Task statement:
Transcribe the full listing exactly, and drop every picture.

+ + + + + + +

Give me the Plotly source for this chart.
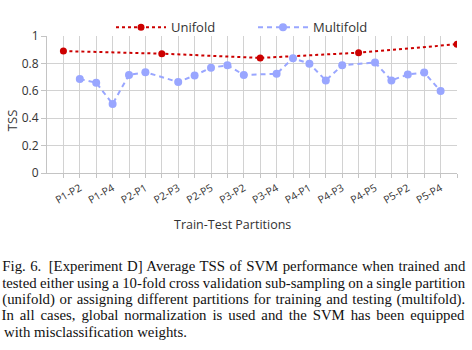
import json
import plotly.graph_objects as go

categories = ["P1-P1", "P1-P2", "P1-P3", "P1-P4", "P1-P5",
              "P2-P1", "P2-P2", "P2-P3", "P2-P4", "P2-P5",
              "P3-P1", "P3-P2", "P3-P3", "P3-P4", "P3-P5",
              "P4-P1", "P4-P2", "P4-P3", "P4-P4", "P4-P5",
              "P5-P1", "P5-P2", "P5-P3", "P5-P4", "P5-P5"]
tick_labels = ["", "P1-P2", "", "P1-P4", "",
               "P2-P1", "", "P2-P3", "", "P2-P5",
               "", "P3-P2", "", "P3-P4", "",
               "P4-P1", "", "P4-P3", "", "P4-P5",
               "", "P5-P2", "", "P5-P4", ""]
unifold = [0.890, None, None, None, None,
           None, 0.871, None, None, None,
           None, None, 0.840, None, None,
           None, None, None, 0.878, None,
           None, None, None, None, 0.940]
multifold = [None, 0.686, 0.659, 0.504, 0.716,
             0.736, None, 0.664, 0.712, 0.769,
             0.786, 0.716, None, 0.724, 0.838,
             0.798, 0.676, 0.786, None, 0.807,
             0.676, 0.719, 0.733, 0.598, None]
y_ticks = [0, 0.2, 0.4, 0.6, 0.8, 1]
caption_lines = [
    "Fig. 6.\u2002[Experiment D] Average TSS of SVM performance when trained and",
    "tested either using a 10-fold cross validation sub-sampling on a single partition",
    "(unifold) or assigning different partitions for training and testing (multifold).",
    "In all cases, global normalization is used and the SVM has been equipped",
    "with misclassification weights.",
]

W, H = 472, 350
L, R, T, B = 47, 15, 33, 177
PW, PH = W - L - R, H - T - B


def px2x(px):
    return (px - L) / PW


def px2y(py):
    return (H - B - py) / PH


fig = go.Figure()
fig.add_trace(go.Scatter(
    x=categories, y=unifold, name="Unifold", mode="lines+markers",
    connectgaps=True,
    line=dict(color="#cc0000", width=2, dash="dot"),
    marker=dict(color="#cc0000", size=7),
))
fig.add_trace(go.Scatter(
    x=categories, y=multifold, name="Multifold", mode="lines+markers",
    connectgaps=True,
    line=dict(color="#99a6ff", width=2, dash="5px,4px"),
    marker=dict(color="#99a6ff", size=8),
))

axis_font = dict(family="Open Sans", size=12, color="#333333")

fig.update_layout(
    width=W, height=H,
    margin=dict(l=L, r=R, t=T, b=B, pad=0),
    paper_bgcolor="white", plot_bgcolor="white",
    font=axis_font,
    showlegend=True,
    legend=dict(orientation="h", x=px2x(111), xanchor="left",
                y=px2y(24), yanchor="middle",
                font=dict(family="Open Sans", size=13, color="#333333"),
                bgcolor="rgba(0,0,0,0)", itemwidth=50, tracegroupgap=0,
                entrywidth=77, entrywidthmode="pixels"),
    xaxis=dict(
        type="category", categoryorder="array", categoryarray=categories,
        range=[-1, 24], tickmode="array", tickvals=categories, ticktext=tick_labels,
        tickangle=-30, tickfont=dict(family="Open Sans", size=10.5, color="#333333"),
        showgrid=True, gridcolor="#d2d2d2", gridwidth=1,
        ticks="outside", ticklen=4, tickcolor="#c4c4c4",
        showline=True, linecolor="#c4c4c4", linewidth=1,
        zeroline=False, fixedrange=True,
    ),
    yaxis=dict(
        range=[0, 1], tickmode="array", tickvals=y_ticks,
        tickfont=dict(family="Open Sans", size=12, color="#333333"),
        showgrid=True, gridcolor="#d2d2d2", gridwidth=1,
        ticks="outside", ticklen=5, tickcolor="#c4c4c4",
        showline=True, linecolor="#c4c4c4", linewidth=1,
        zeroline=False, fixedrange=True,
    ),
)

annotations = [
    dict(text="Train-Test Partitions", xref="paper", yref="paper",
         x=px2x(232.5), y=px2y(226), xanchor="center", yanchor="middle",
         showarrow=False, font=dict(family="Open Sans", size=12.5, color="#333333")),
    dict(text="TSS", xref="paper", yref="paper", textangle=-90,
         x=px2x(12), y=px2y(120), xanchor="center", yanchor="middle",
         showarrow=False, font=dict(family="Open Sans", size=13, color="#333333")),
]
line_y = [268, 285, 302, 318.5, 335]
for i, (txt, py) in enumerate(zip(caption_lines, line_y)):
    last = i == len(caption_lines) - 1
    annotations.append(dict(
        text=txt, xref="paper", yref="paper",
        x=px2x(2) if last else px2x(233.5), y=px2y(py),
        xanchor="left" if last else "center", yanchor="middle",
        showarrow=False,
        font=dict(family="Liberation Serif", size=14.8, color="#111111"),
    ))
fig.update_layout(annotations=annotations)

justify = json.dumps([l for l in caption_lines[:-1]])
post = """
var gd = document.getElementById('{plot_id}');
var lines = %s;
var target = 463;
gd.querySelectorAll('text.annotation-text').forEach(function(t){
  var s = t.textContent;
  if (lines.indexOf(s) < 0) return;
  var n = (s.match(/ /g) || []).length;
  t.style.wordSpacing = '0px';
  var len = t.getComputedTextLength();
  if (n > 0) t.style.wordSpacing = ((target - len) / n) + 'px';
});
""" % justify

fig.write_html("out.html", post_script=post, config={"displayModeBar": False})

+ + + + + + +

The response:
Give me the Plotly source for this chart.
import json
import plotly.graph_objects as go

categories = ["P1-P1", "P1-P2", "P1-P3", "P1-P4", "P1-P5",
              "P2-P1", "P2-P2", "P2-P3", "P2-P4", "P2-P5",
              "P3-P1", "P3-P2", "P3-P3", "P3-P4", "P3-P5",
              "P4-P1", "P4-P2", "P4-P3", "P4-P4", "P4-P5",
              "P5-P1", "P5-P2", "P5-P3", "P5-P4", "P5-P5"]
tick_labels = ["", "P1-P2", "", "P1-P4", "",
               "P2-P1", "", "P2-P3", "", "P2-P5",
               "", "P3-P2", "", "P3-P4", "",
               "P4-P1", "", "P4-P3", "", "P4-P5",
               "", "P5-P2", "", "P5-P4", ""]
unifold = [0.890, None, None, None, None,
           None, 0.871, None, None, None,
           None, None, 0.840, None, None,
           None, None, None, 0.878, None,
           None, None, None, None, 0.940]
multifold = [None, 0.686, 0.659, 0.504, 0.716,
             0.736, None, 0.664, 0.712, 0.769,
             0.786, 0.716, None, 0.724, 0.838,
             0.798, 0.676, 0.786, None, 0.807,
             0.676, 0.719, 0.733, 0.598, None]
y_ticks = [0, 0.2, 0.4, 0.6, 0.8, 1]
caption_lines = [
    "Fig. 6.\u2002[Experiment D] Average TSS of SVM performance when trained and",
    "tested either using a 10-fold cross validation sub-sampling on a single partition",
    "(unifold) or assigning different partitions for training and testing (multifold).",
    "In all cases, global normalization is used and the SVM has been equipped",
    "with misclassification weights.",
]

W, H = 472, 350
L, R, T, B = 47, 15, 33, 177
PW, PH = W - L - R, H - T - B


def px2x(px):
    return (px - L) / PW


def px2y(py):
    return (H - B - py) / PH


fig = go.Figure()
fig.add_trace(go.Scatter(
    x=categories, y=unifold, name="Unifold", mode="lines+markers",
    connectgaps=True,
    line=dict(color="#cc0000", width=2, dash="dot"),
    marker=dict(color="#cc0000", size=7),
))
fig.add_trace(go.Scatter(
    x=categories, y=multifold, name="Multifold", mode="lines+markers",
    connectgaps=True,
    line=dict(color="#99a6ff", width=2, dash="5px,4px"),
    marker=dict(color="#99a6ff", size=8),
))

axis_font = dict(family="Open Sans", size=12, color="#333333")

fig.update_layout(
    width=W, height=H,
    margin=dict(l=L, r=R, t=T, b=B, pad=0),
    paper_bgcolor="white", plot_bgcolor="white",
    font=axis_font,
    showlegend=True,
    legend=dict(orientation="h", x=px2x(111), xanchor="left",
                y=px2y(24), yanchor="middle",
                font=dict(family="Open Sans", size=13, color="#333333"),
                bgcolor="rgba(0,0,0,0)", itemwidth=50, tracegroupgap=0,
                entrywidth=77, entrywidthmode="pixels"),
    xaxis=dict(
        type="category", categoryorder="array", categoryarray=categories,
        range=[-1, 24], tickmode="array", tickvals=categories, ticktext=tick_labels,
        tickangle=-30, tickfont=dict(family="Open Sans", size=10.5, color="#333333"),
        showgrid=True, gridcolor="#d2d2d2", gridwidth=1,
        ticks="outside", ticklen=4, tickcolor="#c4c4c4",
        showline=True, linecolor="#c4c4c4", linewidth=1,
        zeroline=False, fixedrange=True,
    ),
    yaxis=dict(
        range=[0, 1], tickmode="array", tickvals=y_ticks,
        tickfont=dict(family="Open Sans", size=12, color="#333333"),
        showgrid=True, gridcolor="#d2d2d2", gridwidth=1,
        ticks="outside", ticklen=5, tickcolor="#c4c4c4",
        showline=True, linecolor="#c4c4c4", linewidth=1,
        zeroline=False, fixedrange=True,
    ),
)

annotations = [
    dict(text="Train-Test Partitions", xref="paper", yref="paper",
         x=px2x(232.5), y=px2y(226), xanchor="center", yanchor="middle",
         showarrow=False, font=dict(family="Open Sans", size=12.5, color="#333333")),
    dict(text="TSS", xref="paper", yref="paper", textangle=-90,
         x=px2x(12), y=px2y(120), xanchor="center", yanchor="middle",
         showarrow=False, font=dict(family="Open Sans", size=13, color="#333333")),
]
line_y = [268, 285, 302, 318.5, 335]
for i, (txt, py) in enumerate(zip(caption_lines, line_y)):
    last = i == len(caption_lines) - 1
    annotations.append(dict(
        text=txt, xref="paper", yref="paper",
        x=px2x(2) if last else px2x(233.5), y=px2y(py),
        xanchor="left" if last else "center", yanchor="middle",
        showarrow=False,
        font=dict(family="Liberation Serif", size=14.8, color="#111111"),
    ))
fig.update_layout(annotations=annotations)

justify = json.dumps([l for l in caption_lines[:-1]])
post = """
var gd = document.getElementById('{plot_id}');
var lines = %s;
var target = 463;
gd.querySelectorAll('text.annotation-text').forEach(function(t){
  var s = t.textContent;
  if (lines.indexOf(s) < 0) return;
  var n = (s.match(/ /g) || []).length;
  t.style.wordSpacing = '0px';
  var len = t.getComputedTextLength();
  if (n > 0) t.style.wordSpacing = ((target - len) / n) + 'px';
});
""" % justify

fig.write_html("out.html", post_script=post, config={"displayModeBar": False})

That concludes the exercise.